4 tablespoons unsalted butter
2 tablespoons light brown sugar
2 ripe yellow peaches (cut into 1/2-inch pieces)
2 tablespoons plus 3/4 cup heavy cream
8 slices white or sourdough bread or brioche
3 large eggs
1/8 teaspoon ground cinnamon
confectioners’ sugar

1. In a large skillet, over medium-low heat, melt 2 tablespoons of the butter until it foams. Add the brown sugar and stir for 30 seconds. Add the peaches, raise heat to medium-high, and cook, stirring frequently, for 3 minutes. Stir in 2 tablespoons of the cream and simmer for 2 minutes. Transfer to a bowl.
2. Heat oven to 200° F. Place 4 slices of the bread on a cutting board. Divide the peach mixture evenly among the slices, leaving a 1/2-inch border on all sides. Top with another slice of bread and press gently.
3. In a shallow bowl, beat the eggs and cinnamon. Working in batches, soak the sandwiches in the egg mixture for 2 minutes per side.

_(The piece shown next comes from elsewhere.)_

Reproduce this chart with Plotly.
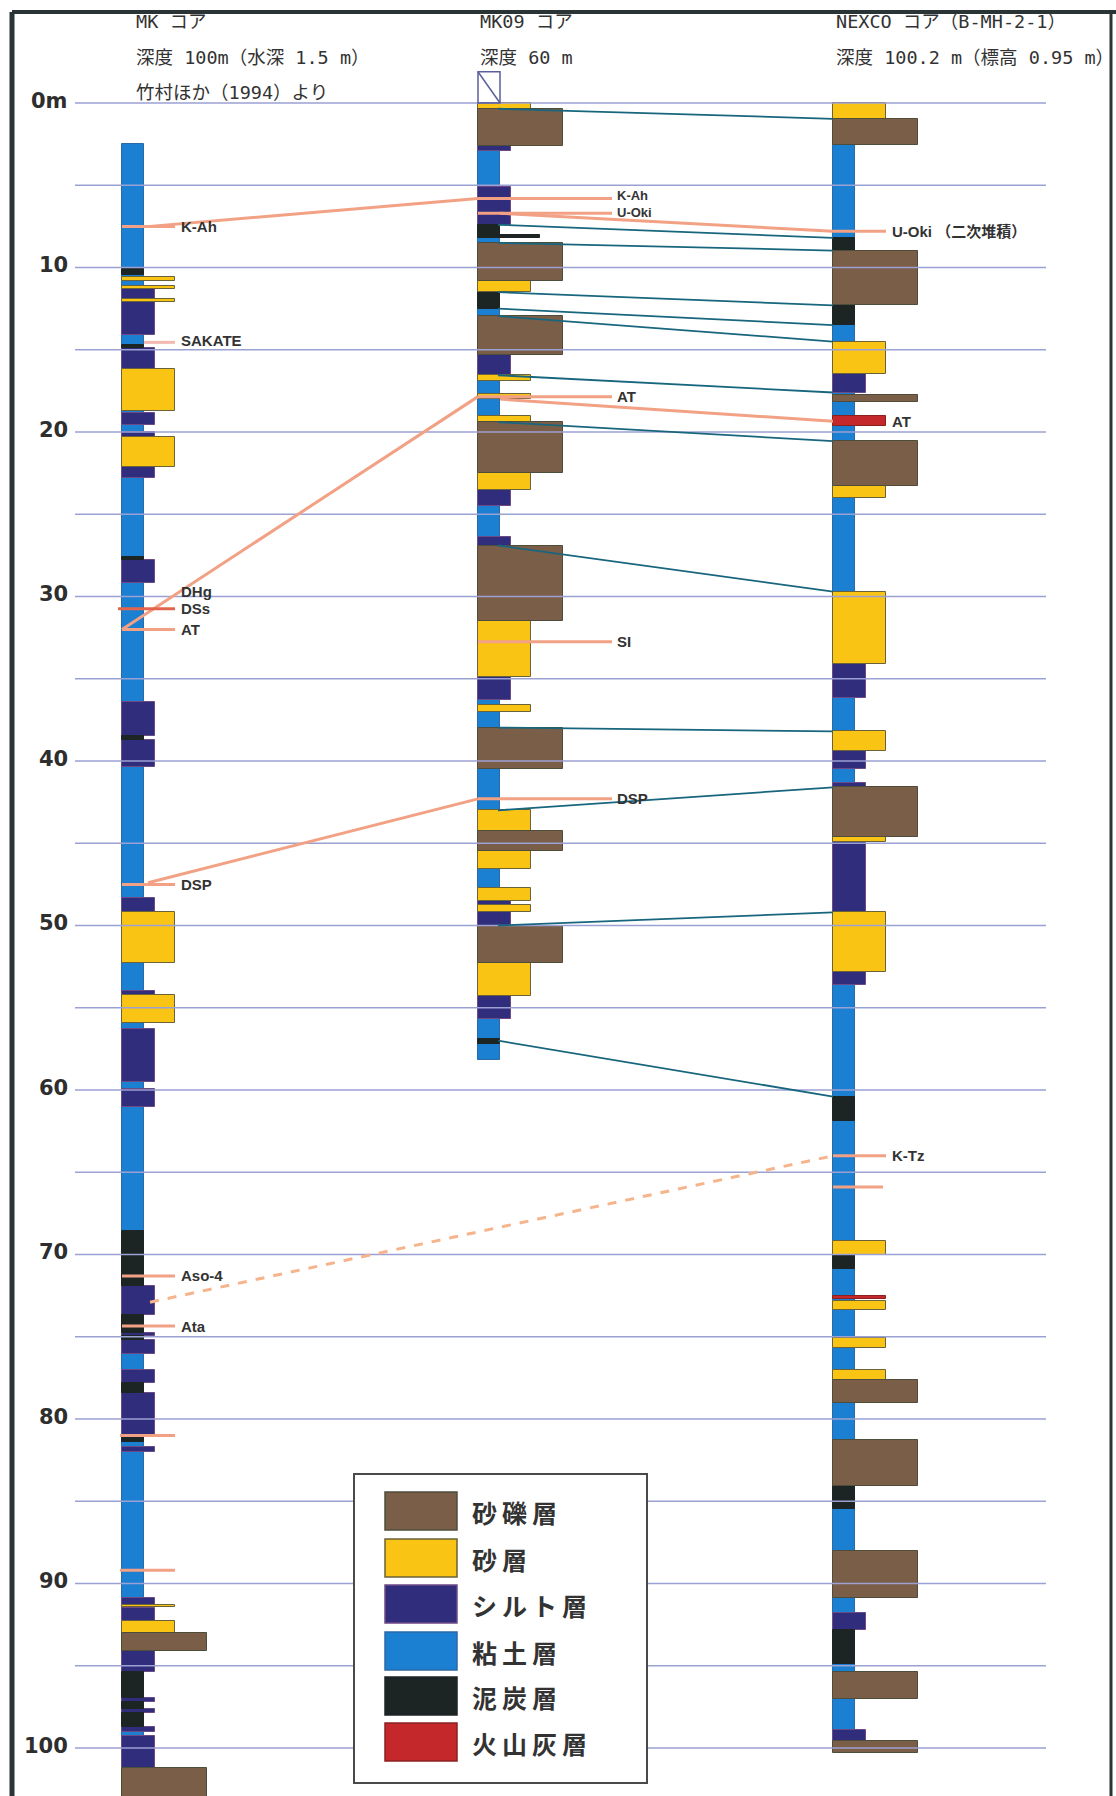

4. Melt 1 tablespoon of the butter in a large skillet over medium heat. Fry 2 sandwiches until golden brown, 3 to 4 minutes per side. Transfer to a baking sheet and place in oven to keep warm. Repeat with the remaining butter and sandwiches.
5. Beat the remaining cream until soft peaks form. Halve each sandwich on the diagonal, sprinkle with the confectioners’ sugar, and serve with the whipped cream.